All the data resides in a single data table, as per client spec.
Currently we have hyper tables that are chunked at 1 week, then compressed after 30 days, with added segment by sensor_id. Data is kept in this table for 2 years.
The compression % we are getting is amazing at 94%.
The query response time is however degrading and becoming an issue; hence my thoughts on a possible method that would allow a chunk per sensor_id, that was indexed by the timestamp? Our thoughts are that if each sensor_id had it’s own chunk that was further “chunked” or segment by timestamp, then query speeds would be that much faster or not?
I have experimented with postgres partitions but that are a cumbersome and inflexible, yet it would be nice to be able to hyper-table the postgres partition.

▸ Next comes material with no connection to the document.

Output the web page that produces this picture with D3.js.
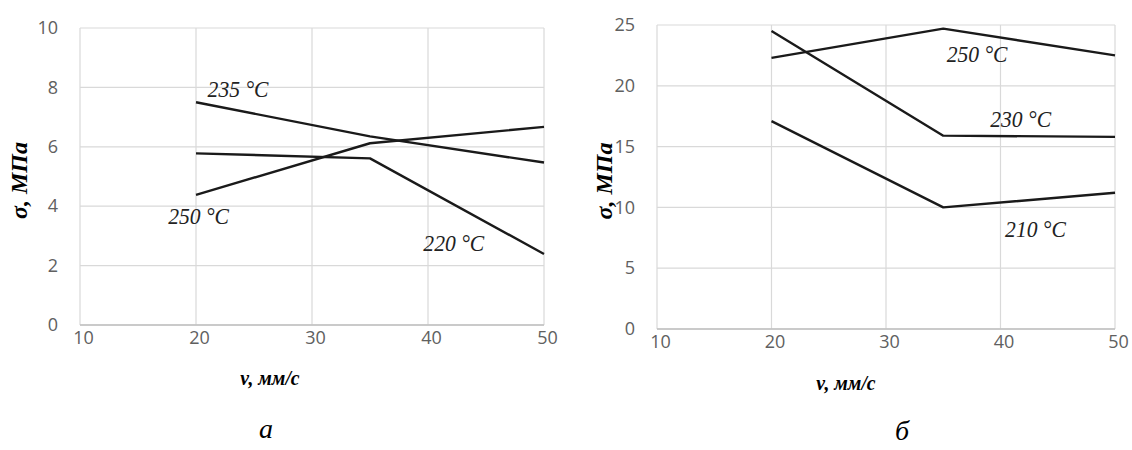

Can anyone suggest a solution that would speed up the query speed? The queries are random on sensor_id’s and timestamp selections, less so for yr2 data.
The query types are not suited to materialised views as they are of a nature where an exception/anomaly is flagged, this is associated with a set of sensors whose data will be selected along with a selected date range for a UI to view a trend etc.
Additionally there are maybe 10 other users from python/Jupyter notebooks, who would select sets of random data for model creation etc.
Config changes and auto-tuning aside for now, I would like to have the most efficient hyper table or alternate solution, setup that suits the data profile.
The 2500 data points could also double dependent upon performance.
Albeit newish to Timescale we are now introducing this into our solutions, so excuse some ignorance.
Thank you for reading, any advice will be welcome.